2002-05-21 Thread David Charlap


Rob Thomas wrote:
 
 There is a huge increase in FTP scanning as well as the building of
 warez botnets.  The warez scanning is generally for anonymous FTP
 servers with plentiful bandwidth, copious disk space, and generous
 write permissions.  ...

One things I know of that helps here is to make sure you never have a
single directory that is both readable and writeable to an anonymous
user.

In general, restrict writing to users with logins and passwords.  If you
must have an anonymous-write directory (like an incoming folder), make
sure that that directory is not also readable by anonymous users.

This probably won't eliminate all the abuse, but it should make it
impractical enough that the warez servers will probably start looking
elsewhere.

-- David



Re: anybody else been spammed by no-ip.com yet?
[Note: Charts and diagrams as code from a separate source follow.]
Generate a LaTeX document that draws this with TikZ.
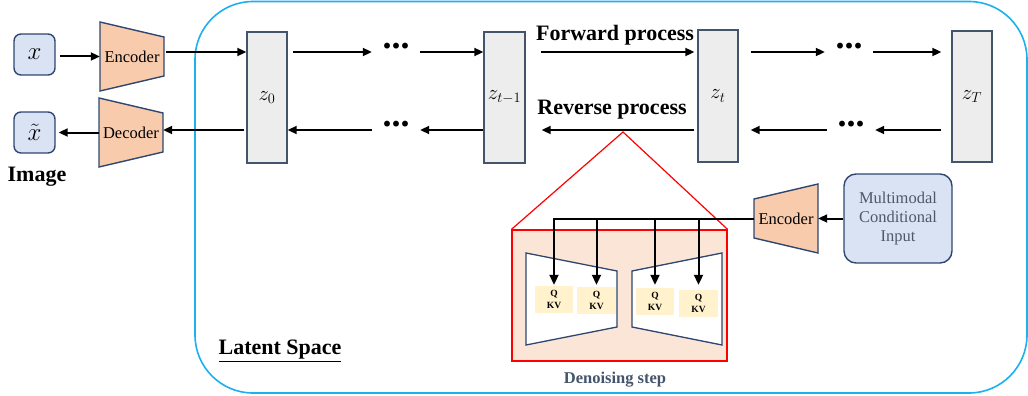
\documentclass[tikz,border=0pt]{standalone}
\usepackage{fontspec}
\setmainfont{Liberation Serif}
\usetikzlibrary{arrows.meta,calc}
\definecolor{encfill}{HTML}{F8CBAD}
\definecolor{navy}{HTML}{2F4670}
\definecolor{zfill}{HTML}{EDEDED}
\definecolor{zline}{HTML}{44546A}
\definecolor{bluefill}{HTML}{DAE3F3}
\definecolor{skyline}{HTML}{1CB0EE}
\definecolor{denfill}{HTML}{FBE5D6}
\definecolor{qfill}{HTML}{FFF2CC}
\definecolor{graytext}{HTML}{505868}
\definecolor{denlabel}{HTML}{44546A}
\tikzset{
  x=1pt, y=1pt,
  arr/.style={line width=2pt, -{Triangle[length=9pt,width=8pt]}},
  arrT/.style={line width=2pt, -{Triangle[length=10pt,width=9pt]}},
  zbox/.style={draw=zline, fill=zfill, line width=1.4pt, minimum width=40pt, minimum height=131pt, inner sep=0pt, font=\fontsize{20}{20}\selectfont},
  inbox/.style={draw=navy, fill=bluefill, line width=1.4pt, rounded corners=7pt, minimum width=41pt, minimum height=41pt, inner sep=0pt},
  trap/.style={draw=navy, fill=encfill, line width=1.4pt},
  traptext/.style={inner sep=0pt, minimum width=64pt, font=\fontsize{16.5}{18}\selectfont},
  dots/.style={minimum width=48pt, inner sep=0pt, font=\fontsize{36}{36}\selectfont\bfseries},
  qkv/.style={fill=qfill, minimum width=38pt, minimum height=27pt, inner sep=0pt, align=center, font=\fontsize{9.5}{11.5}\selectfont\bfseries},
  biglabel/.style={font=\fontsize{22}{24}\selectfont\bfseries, inner sep=0pt},
}
\begin{document}
\begin{tikzpicture}
\useasboundingbox (0,0) rectangle (1028,-396);
% latent space frame
\draw[skyline, line width=1.6pt, rounded corners=58pt] (195,-1.5) rectangle (1027,-393);

% inputs
\node[inbox] (xin) at (34.5,-54.5) {\fontsize{26}{26}\selectfont$x$};
\node[inbox] (xout) at (34.5,-132.5) {\fontsize{26}{26}\selectfont$\tilde{x}$};
\node[biglabel] (imglbl) at (37,-177) {Image};

% encoder / decoder
\draw[trap] (100,-22) -- (164,-37) -- (164,-76) -- (100,-91) -- cycle;
\node[traptext] (enc1) at (132,-56.5) {Encoder};
\draw[trap] (99,-98) -- (163,-113) -- (163,-152) -- (99,-167) -- cycle;
\node[traptext] (dec) at (131,-132.5) {Decoder};

% latent boxes
\node[zbox] (z0) at (267,-97.5) {$z_0$};
\node[zbox, minimum width=41pt] (zt1) at (504.5,-97.5) {$z_{t-1}$};
\node[zbox, minimum height=132pt] (zt) at (718,-96) {$z_t$};
\node[zbox] (zT) at (972,-96.5) {$z_T$};

\coordinate (top) at (0,-52);
\coordinate (bot) at (0,-130);

\node[dots] (d1) at (396,-46) {...};
\node[dots] (d2) at (396,-124) {...};
\node[dots] (d3) at (849,-46) {...};
\node[dots] (d4) at (851,-124) {...};

\node[biglabel] (fwd) at (615,-35) {Forward process};
\node[biglabel] (rev) at (612,-110) {Reverse process};

% encoder/decoder arrows
\draw[arr] ([xshift=4pt]xin.east |- enc1.west) -- (enc1.west);
\draw[arr] ([xshift=2pt]enc1.east |- top) -- (z0.west |- top);
\draw[arr] ([xshift=-2pt]z0.west |- bot) -- (dec.east |- bot);
\draw[arr] (dec.west) -- ([xshift=3pt]xout.east |- dec.west);

% forward chain
\draw[arr] ([xshift=5pt]z0.east |- top) -- (d1.west |- top);
\draw[arr] (d1.east |- top) -- (zt1.west |- top);
\draw[arr] ([xshift=15pt]zt1.east |- top) -- ([xshift=-3pt]zt.west |- top);
\draw[arr] ([xshift=12pt]zt.east |- top) -- (d3.west |- top);
\draw[arr] (d3.east |- top) -- ([xshift=-10pt]zT.west |- top);

% reverse chain
\draw[arr] ([xshift=-10pt]zT.west |- bot) -- (d4.east |- bot);
\draw[arr] (d4.west |- bot) -- ([xshift=12pt]zt.east |- bot);
\draw[arr] ([xshift=-3pt]zt.west |- bot) -- ([xshift=16pt]zt1.east |- bot);
\draw[arr] (zt1.west |- bot) -- (d2.east |- bot);
\draw[arr] (d2.west |- bot) -- (z0.east |- bot);

% denoising step
\coordinate (apex) at (623,-132);
\node[draw=red, fill=denfill, line width=1.2pt, minimum width=215pt, minimum height=131pt, inner sep=0pt] (den) at (619.5,-295.5) {};
\draw[red, line width=1.2pt] (den.north west) -- (apex) -- (den.north east);
\draw[draw=navy, fill=white, line width=1.3pt] (526,-253) -- (617,-271) -- (617,-327) -- (526,-345) -- cycle;
\draw[draw=navy, fill=white, line width=1.3pt] (632,-271) -- (722,-253) -- (722,-345) -- (632,-327) -- cycle;
\node[qkv] (q1) at (554,-299.5) {Q\\KV};
\node[qkv, minimum width=39pt] (q2) at (596.5,-300.5) {Q\\KV};
\node[qkv] (q3) at (655,-301.5) {Q\\KV};
\node[qkv, minimum width=39pt] (q4) at (698.5,-303.5) {Q\\KV};
\node[font=\fontsize{16.5}{18}\selectfont\bfseries, text=denlabel, inner sep=0pt] (denlbl) at (615,-380) {Denoising step};

% conditional encoder
\draw[trap] (754,-199) -- (818,-184) -- (818,-253) -- (754,-238) -- cycle;
\node[traptext] (enc2) at (786,-218.5) {Encoder};
\node[inbox, rounded corners=12pt, minimum width=108pt, minimum height=89pt, align=center, text=graytext, font=\fontsize{16.5}{19}\selectfont] (mm) at (898,-218.5) {Multimodal\\Conditional\\Input};
\draw[arr] (mm.west) -- (enc2.east);

\draw[arrT] (enc2.west) -| ([yshift=1pt]q1.north);
\draw[arrT] (q2.north |- enc2.west) -- ([yshift=2pt]q2.north);
\draw[arrT] (q3.north |- enc2.west) -- ([yshift=3pt]q3.north);
\draw[arrT] (q4.north |- enc2.west) -- ([yshift=5pt]q4.north);

% latent space label
\node[biglabel] (latlbl) at (280,-351) {\underline{Latent Space}};
\end{tikzpicture}
\end{document}
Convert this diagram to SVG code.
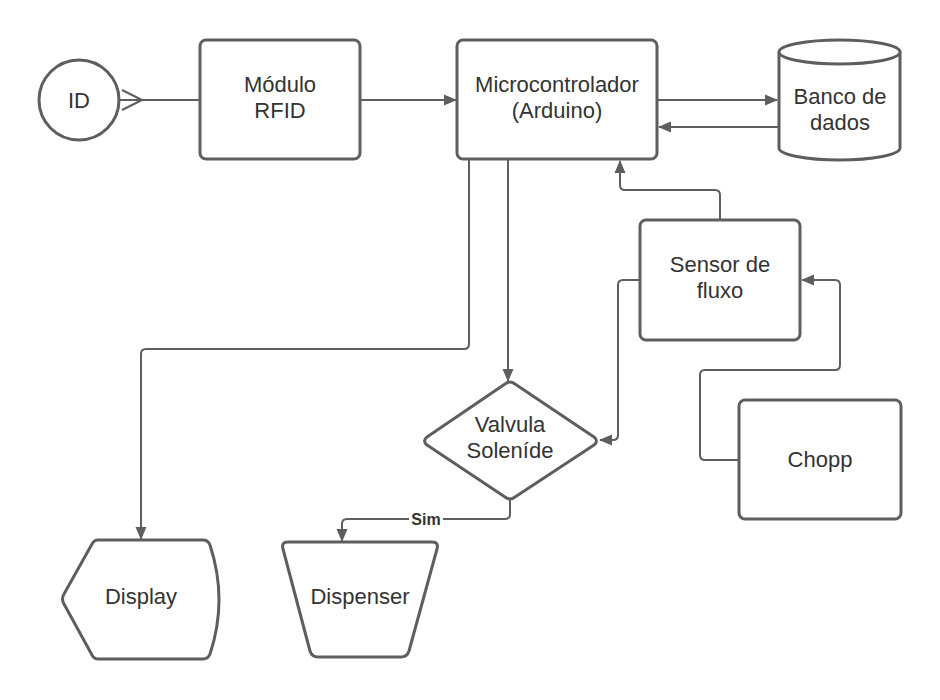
<svg xmlns="http://www.w3.org/2000/svg" width="940" height="700" viewBox="0 0 940 700">
<defs>
<style>
.s{fill:#fff;stroke:#5e5e5e;stroke-width:3;stroke-linejoin:round}
.c{fill:none;stroke:#5e5e5e;stroke-width:2;stroke-linejoin:round}
.t{font-family:"Liberation Sans",Arial,sans-serif;font-size:22px;fill:#333;text-anchor:middle}
.l{font-family:"Liberation Sans",Arial,sans-serif;font-size:16px;font-weight:bold;fill:#333;text-anchor:middle}
</style>
<marker id="a" viewBox="0 0 13 13" refX="12" refY="6.5" markerWidth="13" markerHeight="13" markerUnits="userSpaceOnUse" orient="auto">
<path d="M0,1 L13,6.5 L0,12 Z" fill="#5e5e5e"/>
</marker>
</defs>
<rect width="940" height="700" fill="#fff"/>
<g id="connectors">
<path class="c" d="M120,100 H200"/>
<path class="c" d="M122,90 L142,100 L122,110"/>
<path class="c" d="M361,100 H456" marker-end="url(#a)"/>
<path class="c" d="M658,100 H777" marker-end="url(#a)"/>
<path class="c" d="M778,127 H659" marker-end="url(#a)"/>
<path class="c" d="M720,220 V195 Q720,190 715,190 H625 Q620,190 620,185 V161" marker-end="url(#a)"/>
<path class="c" d="M640,280 H623 Q618,280 618,285 V435 Q618,440 613,440 H600" marker-end="url(#a)"/>
<path class="c" d="M740,460 H705 Q700,460 700,455 V375 Q700,370 705,370 H835 Q840,370 840,365 V285 Q840,280 835,280 H802" marker-end="url(#a)"/>
<path class="c" d="M508,159 V381" marker-end="url(#a)"/>
<path class="c" d="M469,159 V344 Q469,349 464,349 H146 Q141,349 141,354 V539" marker-end="url(#a)"/>
<path class="c" d="M510,500 V514 Q510,519 505,519 H347 Q342,519 342,524 V541" marker-end="url(#a)"/>
<rect x="409" y="510" width="34" height="18" fill="#fff"/>
<text class="l" x="426" y="525">Sim</text>
</g>
<g id="id">
<circle class="s" cx="79" cy="100" r="40"/>
<text class="t" x="79" y="108">ID</text>
</g>
<g id="modulo">
<rect class="s" x="200" y="40" width="160" height="119" rx="6"/>
<text class="t" x="280" y="92">Módulo</text>
<text class="t" x="280" y="118">RFID</text>
</g>
<g id="micro">
<rect class="s" x="457" y="40" width="200" height="119" rx="6"/>
<text class="t" x="557" y="92">Microcontrolador</text>
<text class="t" x="557" y="118">(Arduino)</text>
</g>
<g id="banco">
<path class="s" d="M779,52 V148 A60.5,12 0 0 0 900,148 V52 A60.5,12 0 0 0 779,52 Z"/>
<path class="s" d="M779,52 A60.5,12 0 0 0 900,52" fill="none"/>
<text class="t" x="840" y="104">Banco de</text>
<text class="t" x="840" y="130">dados</text>
</g>
<g id="sensor">
<rect class="s" x="640" y="220" width="160" height="120" rx="6"/>
<text class="t" x="720" y="272">Sensor de</text>
<text class="t" x="720" y="298">fluxo</text>
</g>
<g id="chopp">
<rect class="s" x="739" y="400" width="162" height="119" rx="6"/>
<text class="t" x="820" y="467">Chopp</text>
</g>
<g id="valvula">
<path class="s" d="M505,384 Q510,380 515,384 L594,437 Q599,441 594,445 L515,497 Q510,501 505,497 L427,445 Q422,441 427,437 Z"/>
<text class="t" x="510" y="432">Valvula</text>
<text class="t" x="510" y="458">Soleníde</text>
</g>
<g id="display">
<path class="s" d="M98,540 H203 Q208,540 210,545 Q228,600 210,654 Q208,659 203,659 H98 Q94,659 92,655 L64,604 Q61,599 64,594 L92,544 Q94,540 98,540 Z"/>
<text class="t" x="141" y="604">Display</text>
</g>
<g id="dispenser">
<path class="s" d="M288,542 H432 Q439,542 437,549 L409,651 Q407,657 401,657 H318 Q312,657 310,651 L283,549 Q281,542 288,542 Z"/>
<text class="t" x="360" y="604">Dispenser</text>
</g>
</svg>
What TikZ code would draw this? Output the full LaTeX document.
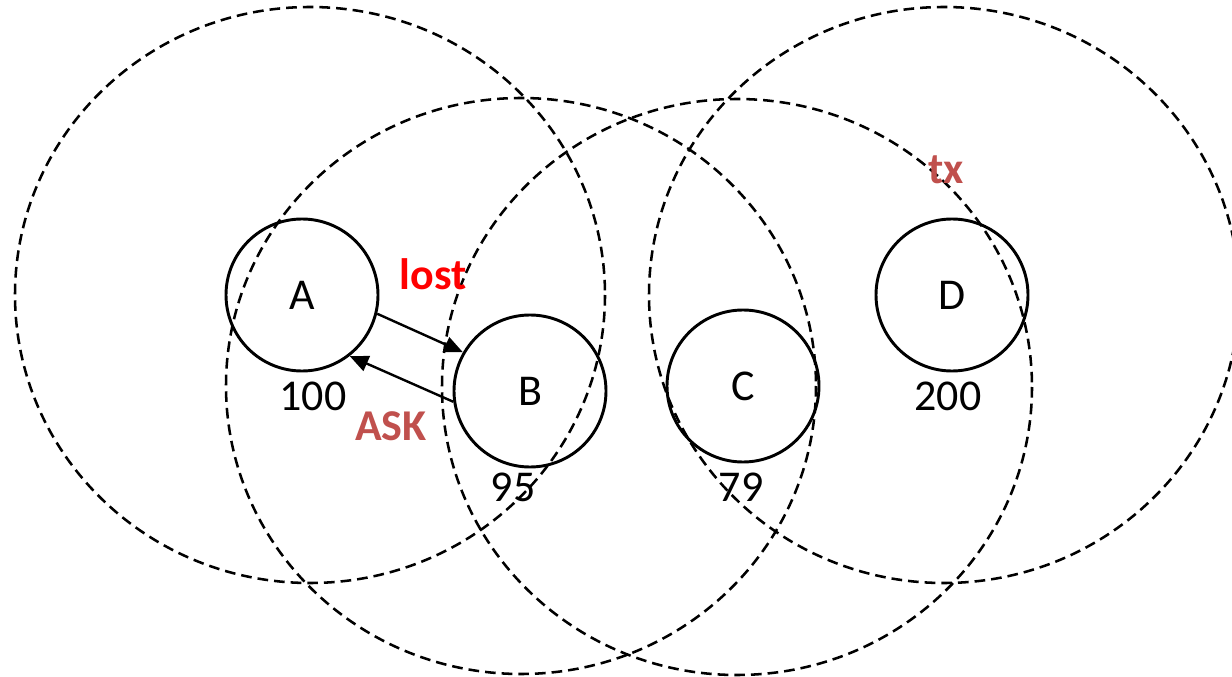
\documentclass[tikz,border=0pt]{standalone}
\usepackage{fontspec}
\setmainfont{Carlito}
\usetikzlibrary{arrows.meta}
\definecolor{ask-red}{RGB}{192,80,77}

\begin{document}
\begin{tikzpicture}[x=0.75pt,y=-0.75pt,
		station/.style={draw, circle, line width=2.2pt, minimum size=114pt, inner sep=0pt},
		reach/.style={draw, line width=1.9pt, dash pattern=on 8pt off 4.5pt},
		msg/.style={-{Triangle[length=14pt,width=12pt]}, line width=1.8pt},
		every node/.style={font=\fontsize{33}{40}\selectfont}]
			\useasboundingbox (0,0) rectangle (1232,677);

			\draw[reach] (310,295) ellipse [x radius=295, y radius=288];
			\draw[reach] (521,386) ellipse [x radius=295, y radius=288];
			\draw[reach] (737,387) ellipse [x radius=295, y radius=288];
			\draw[reach] (944,295) ellipse [x radius=295, y radius=288];

			\node[station] (A) at (302,295) {A};
			\node[station] (B) at (530,391) {B};
			\node[station] (C) at (743,386) {C};
			\node[station] (D) at (952,295) {D};

			\node (qa) at (313,396) {100};
			\node (qb) at (513,487) {95};
			\node (qc) at (741,487) {79};
			\node (qd) at (948,396) {200};

			\draw[msg] (A.-14) -- (B.150);
			\draw[msg] (B.188) -- (A.-52);

			\node[red, font=\fontsize{33}{40}\selectfont\bfseries] (lost) at (433,274) {lost};
			\node[ask-red, font=\fontsize{33}{40}\selectfont\bfseries] (ask) at (391,426) {ASK};
			\node[ask-red, font=\fontsize{33}{40}\selectfont\bfseries] (tx) at (946,170) {tx};
		\end{tikzpicture}
\end{document}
2002-05-10 Thread David Charlap


Jim Hickstein wrote:
 
 My customers who reach me (a mail service) from Earthlink dialups
 are affected by this.  Apparently it's still happening.  I run a
 listener on another host and port, known only to this (so far)
 small subset of people, to be able to serve them.  In general, we
 advise people to use their ISP's relay for outgoing mail, but
 Earthlink won't let them relay because the sender domain is not
 one that Earthlink knows about (i.e. is charging them for).
  Apparently.

Something's weird here.

My home DSL line is Earthlink.  I send out mail through their server
(specifically through smtp.mindspring.com), and I have my mail client
cofigured to use my yahoo.com address as the return address.  They don't
seem to care about the message's sender address as long as it comes from
an Earthlink link.

Is the dial-up any different?

Now, I do know that I can't send through the Earthlink/Mindspring server
from outside their network.  But that's not a big deal for me.  When I'm
away from home, I just use the server of whatever network I'm connected
to at the time, which has never given me a problem.

I think Earthlink has an SMTP-AUTH mail server as well.  It's not the
same one that the default dialups use, however.  I think it's
smtpauth.earthlink.com, but I haven't actually tried using it.

-- David



Re: anybody else been spammed by no-ip.com yet?

2002-05-10 Thread David Charlap


Jim Hickstein wrote:
 
 One clarification: Can these users relay through that host, using
 SMTP AUTH, from anywhere, or only from within your network?  I
 observe, for instance, that the instructions for Outlook 2000
 (Windows) does not have them check my [outgoing SMTP] server
 requires authentication.
 
 If the former, great!  I'll inform my affected customers.  If the
 latter, they'll have to fool with settings as they move around --
 which you no doubt already know is asking too much of 99% of the
 population. :-)

According to a message posted to one of the EL support newsgroups a
while back, they run a separate SMTP AUTH mail server that will work as
you describe.  It's not the same server that customers use from an EL
line, however.

I haven't actually used this server.  I also don't know if it's a
permenant thing or if it's just an experiment at this time.